Sketches of the perpetrators have been distributed across Malmö, according to the Sydsvenskan newspaper.
Malmö has been a frequent flashpoint for anti-Semitism in Europe over the past year.
Irish journalist Patrick Reilly made headlines in 2013 when he donned a yarmulke for a day in the southern Swedish city to test what it felt like to be a Jew there, and reported that the experience was "terrifying."
As quoted in an article by Swedish news source The Local, Reilly stated that his fear escalated with each passing minute.
"Whether the threat was real or imagined the fear was genuine and that stemmed from what I was wearing on my head," he noted. "As an Irish person abroad I've never felt remotely threatened but wearing the kippah for a few hours was enough to instill feelings of fear."

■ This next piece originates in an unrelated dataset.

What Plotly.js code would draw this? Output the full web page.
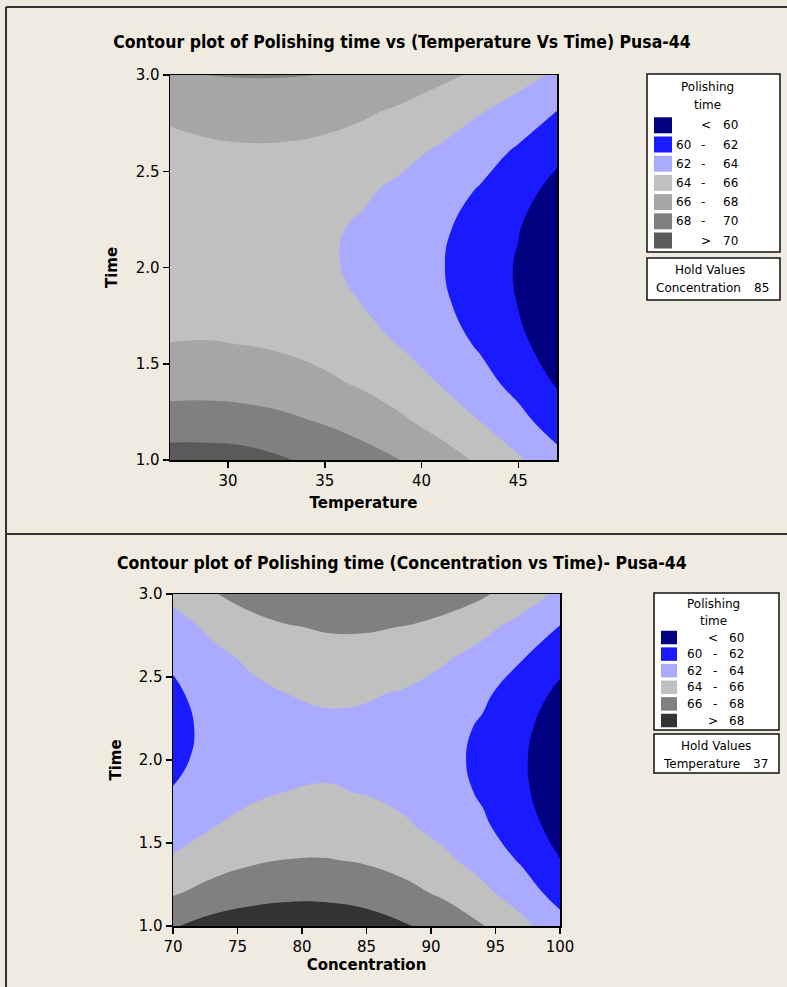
<!DOCTYPE html>
<html><head><meta charset="utf-8">
<script src="https://cdn.plot.ly/plotly-3.0.1.min.js"></script>
<style>html,body{margin:0;padding:0;background:#efebe1;} #chart{width:787px;height:987px;}</style>
</head><body><div id="chart"></div>
<script>
// ---------- DATA ----------
const temperature = [27, 29, 31, 33, 35, 37, 39, 41, 43, 45, 47];
const timeValues = [1.0, 1.2, 1.4, 1.6, 1.8, 2.0, 2.2, 2.4, 2.6, 2.8, 3.0];
// Polishing time, rows = time (1.0 -> 3.0), cols = temperature (27 -> 47), hold concentration 85
const polishTempTime = [
  [70.95, 70.92, 70.72, 70.10, 69.50, 68.80, 67.95, 66.90, 65.70, 64.25, 62.64],
  [68.87, 68.88, 68.71, 68.37, 67.85, 67.15, 66.28, 65.23, 64.01, 62.61, 61.04],
  [67.22, 67.27, 67.15, 66.85, 66.37, 65.72, 64.89, 63.89, 62.71, 61.35, 59.82],
  [66.05, 66.10, 65.97, 65.71, 65.28, 64.67, 63.88, 62.92, 61.78, 60.47, 58.98],
  [65.07, 65.20, 65.16, 64.95, 64.56, 63.99, 63.24, 62.33, 61.23, 59.96, 58.51],
  [64.55, 64.73, 64.74, 64.56, 64.22, 63.69, 62.99, 62.11, 61.06, 59.83, 58.43],
  [64.42, 64.64, 64.69, 64.56, 64.25, 63.77, 63.11, 62.28, 61.27, 60.08, 58.72],
  [64.67, 64.93, 65.02, 64.93, 64.67, 64.23, 63.61, 62.82, 61.86, 60.71, 59.39],
  [65.29, 65.60, 65.73, 65.69, 65.46, 65.07, 64.45, 63.74, 62.82, 61.72, 60.44],
  [66.35, 66.70, 66.86, 66.84, 66.64, 66.20, 65.60, 64.90, 64.05, 63.05, 61.87],
  [67.68, 68.02, 68.10, 68.08, 67.98, 67.70, 67.10, 66.40, 65.70, 64.75, 63.68]
];
const concentration = [70, 73, 76, 79, 82, 85, 88, 91, 94, 97, 100];
// Polishing time, rows = time (1.0 -> 3.0), cols = concentration (70 -> 100), hold temperature 37
const polishConcTime = [
  [67.85, 68.70, 69.15, 69.32, 69.26, 68.91, 68.15, 67.32, 66.09, 64.57, 62.75],
  [65.80, 66.66, 67.22, 67.50, 67.48, 67.16, 66.56, 65.66, 64.47, 62.99, 61.21],
  [64.21, 65.11, 65.71, 66.03, 66.05, 65.78, 65.21, 64.36, 63.21, 61.77, 60.03],
  [62.98, 63.92, 64.56, 64.92, 64.98, 64.75, 64.23, 63.41, 62.31, 60.91, 59.21],
  [62.11, 63.05, 63.70, 64.05, 64.12, 63.95, 63.50, 62.80, 61.77, 60.41, 58.76],
  [61.60, 62.55, 63.20, 63.60, 63.72, 63.60, 63.20, 62.55, 61.59, 60.27, 58.66],
  [61.46, 62.45, 63.15, 63.58, 63.72, 63.62, 63.28, 62.68, 61.78, 60.50, 58.93],
  [61.67, 62.78, 63.55, 64.02, 64.22, 64.15, 63.85, 63.22, 62.32, 61.09, 59.56],
  [62.25, 63.40, 64.25, 64.81, 65.08, 65.06, 64.74, 64.13, 63.23, 62.03, 60.55],
  [63.19, 64.38, 65.27, 65.88, 66.19, 66.20, 65.93, 65.36, 64.50, 63.34, 61.90],
  [64.49, 65.85, 66.80, 67.40, 67.70, 67.75, 67.55, 67.05, 66.25, 65.02, 63.61]
];
const levels1 = [60, 62, 64, 66, 68, 70];
const levels2 = [60, 62, 64, 66, 68];
const colors1 = ['#000080', '#1a1aff', '#aaaaff', '#c0c0c0', '#a6a6a6', '#808080', '#5a5a5a'];
const colors2 = ['#000080', '#1a1aff', '#aaaaff', '#c0c0c0', '#808080', '#333333'];
const title1 = 'Contour plot of Polishing time vs (Temperature Vs Time) Pusa-44';
const title2 = 'Contour plot of Polishing time (Concentration vs Time)- Pusa-44';
const legendTitle = ['Polishing', 'time'];
const hold1 = ['Concentration', '85'];
const hold2 = ['Temperature', '37'];

// ---------- HELPERS ----------
const W = 787, H = 987;
const px = v => v / W;
const py = v => 1 - v / H;
const BG = '#efebe1';
const FONT = 'DejaVu Sans, Verdana, sans-serif';
const TFONT = 'DejaVu Sans Condensed, DejaVu Sans, sans-serif';

function stepScale(cols) {
  const n = cols.length - 1, s = [];
  cols.forEach((c, i) => {
    s.push([i === 0 ? 0 : (i - 0.5) / n, c]);
    s.push([i === n ? 1 : (i + 0.5) / n, c]);
  });
  return s;
}

function contourTrace(x, y, z, levels, cols, xa, ya) {
  return {
    type: 'contour', x: x, y: y, z: z, xaxis: xa, yaxis: ya,
    colorscale: stepScale(cols), showscale: false, hoverinfo: 'skip',
    contours: {start: levels[0], end: levels[levels.length - 1], size: levels[1] - levels[0],
               coloring: 'fill', showlines: false},
    line: {width: 0, smoothing: 1.3}
  };
}

const shapes = [], annotations = [];
function rect(x0, y0, x1, y1, fill, lw) {
  shapes.push({type: 'rect', xref: 'paper', yref: 'paper', x0: px(x0), x1: px(x1), y0: py(y1), y1: py(y0),
    fillcolor: fill, line: {color: fill === 'white' ? '#111' : fill, width: lw}});
}
function text(t, x, y, anchor, size, bold) {
  annotations.push({xref: 'paper', yref: 'paper', x: px(x), y: py(y), text: bold ? '<b>' + t + '</b>' : t,
    showarrow: false, xanchor: anchor, yanchor: 'middle', font: {family: FONT, size: size, color: '#000'}});
}

function legend(cfg, levels, cols, hold) {
  rect(cfg.x0, cfg.y0, cfg.x1, cfg.y1, 'white', 1.5);
  text(legendTitle[0], cfg.cx, cfg.t1, 'center', 12);
  text(legendTitle[1], cfg.cx, cfg.t2, 'center', 12);
  cols.forEach((c, i) => {
    const yc = cfg.r0 + i * cfg.dr;
    rect(cfg.sx0, yc - cfg.sh / 2, cfg.sx1, yc + cfg.sh / 2, c, 0);
    if (i === 0) {
      text('<', cfg.sym, yc, 'center', 12);
      text(String(levels[0]), cfg.rn, yc, 'right', 12);
    } else if (i === cols.length - 1) {
      text('>', cfg.sym, yc, 'center', 12);
      text(String(levels[levels.length - 1]), cfg.rn, yc, 'right', 12);
    } else {
      text(String(levels[i - 1]), cfg.ln, yc, 'right', 12);
      text('-', cfg.dash, yc, 'center', 12);
      text(String(levels[i]), cfg.rn, yc, 'right', 12);
    }
  });
  rect(cfg.x0, cfg.h0, cfg.x1, cfg.h1, 'white', 1.5);
  text('Hold Values', cfg.cx + 3, cfg.h0 + 12, 'center', 12);
  text(hold[0], cfg.x0 + 7, cfg.h0 + 30, 'left', 12);
  text(hold[1], cfg.x1 - 9, cfg.h0 + 30, 'right', 12);
}

legend({x0: 647, y0: 74, x1: 780, y1: 252, cx: 707, t1: 87, t2: 105,
        r0: 125.3, dr: 19.2, sh: 16, sx0: 654, sx1: 672, sym: 706, ln: 693, dash: 703, rn: 740,
        h0: 258, h1: 300}, levels1, colors1, hold1);
legend({x0: 654, y0: 593, x1: 779, y1: 730, cx: 713, t1: 604, t2: 621,
        r0: 637.5, dr: 16.6, sh: 13.5, sx0: 661, sx1: 677, sym: 713, ln: 704, dash: 715, rn: 746,
        h0: 734, h1: 773}, levels2, colors2, hold2);

// frame lines
shapes.push({type: 'line', xref: 'paper', yref: 'paper', x0: px(6), x1: px(6), y0: 0, y1: py(7), line: {color: '#333', width: 2}});
shapes.push({type: 'line', xref: 'paper', yref: 'paper', x0: px(6), x1: 1, y0: py(7), y1: py(7), line: {color: '#333', width: 2}});
shapes.push({type: 'line', xref: 'paper', yref: 'paper', x0: px(6), x1: 1, y0: py(534), y1: py(534), line: {color: '#333', width: 2}});

annotations.push({xref: 'paper', yref: 'paper', x: px(402), y: py(563), text: '<b>' + title2 + '</b>', showarrow: false,
  xanchor: 'center', yanchor: 'middle', font: {family: TFONT, size: 17.5, color: '#000'}});

function axis(domain, range, dtick, title, fmt, standoff) {
  return {domain: domain, range: range, dtick: dtick, tick0: 0, tickformat: fmt, showgrid: false, zeroline: false,
    showline: true, linecolor: '#000', linewidth: 1.5, mirror: true, ticks: 'outside', ticklen: 6, tickwidth: 1.5,
    tickcolor: '#000', tickfont: {family: FONT, size: 15, color: '#000'},
    title: {text: '<b>' + title + '</b>', standoff: standoff, font: {family: FONT, size: 15, color: '#000'}}};
}

const layout = {
  width: W, height: H, margin: {l: 0, r: 0, t: 0, b: 0},
  paper_bgcolor: BG, plot_bgcolor: BG, showlegend: false,
  title: {text: '<b>' + title1 + '</b>', x: px(402), xanchor: 'center', y: py(41.5), yanchor: 'middle',
          font: {family: TFONT, size: 17.5, color: '#000'}},
  xaxis: Object.assign(axis([px(170), px(557)], [27, 47], 5, 'Temperature', 'd', 9), {anchor: 'y'}),
  yaxis: Object.assign(axis([py(460), py(75)], [1, 3], 0.5, 'Time', '.1f', 14), {anchor: 'x'}),
  xaxis2: Object.assign(axis([px(173), px(560)], [70, 100], 5, 'Concentration', 'd', 0), {anchor: 'y2'}),
  yaxis2: Object.assign(axis([py(926), py(594)], [1, 3], 0.5, 'Time', '.1f', 13), {anchor: 'x2'}),
  shapes: shapes, annotations: annotations
};

Plotly.newPlot('chart', [
  contourTrace(temperature, timeValues, polishTempTime, levels1, colors1, 'x', 'y'),
  contourTrace(concentration, timeValues, polishConcTime, levels2, colors2, 'x2', 'y2')
], layout, {staticPlot: true, displayModeBar: false});
</script></body></html>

"Even when I didn't feel afraid I was made to feel different and unwelcome."
Several months later, Malmö made headlines again, after Jewish rights advocate and Swedish citizen Annika Hernroth-Rothstein applied for asylum in her own country. She singled out the city for scrutiny.
"According to The Swedish National Council for Crime Prevention, anti-Semitic crimes have tripled since 2010," Hernroth-Rothstein wrote at the time.
"Worst is the situation in Malmö where we see an increase in 320% just from the year 2011. These are the statistics of reported crimes; we can only imagine how many crimes go unreported each year."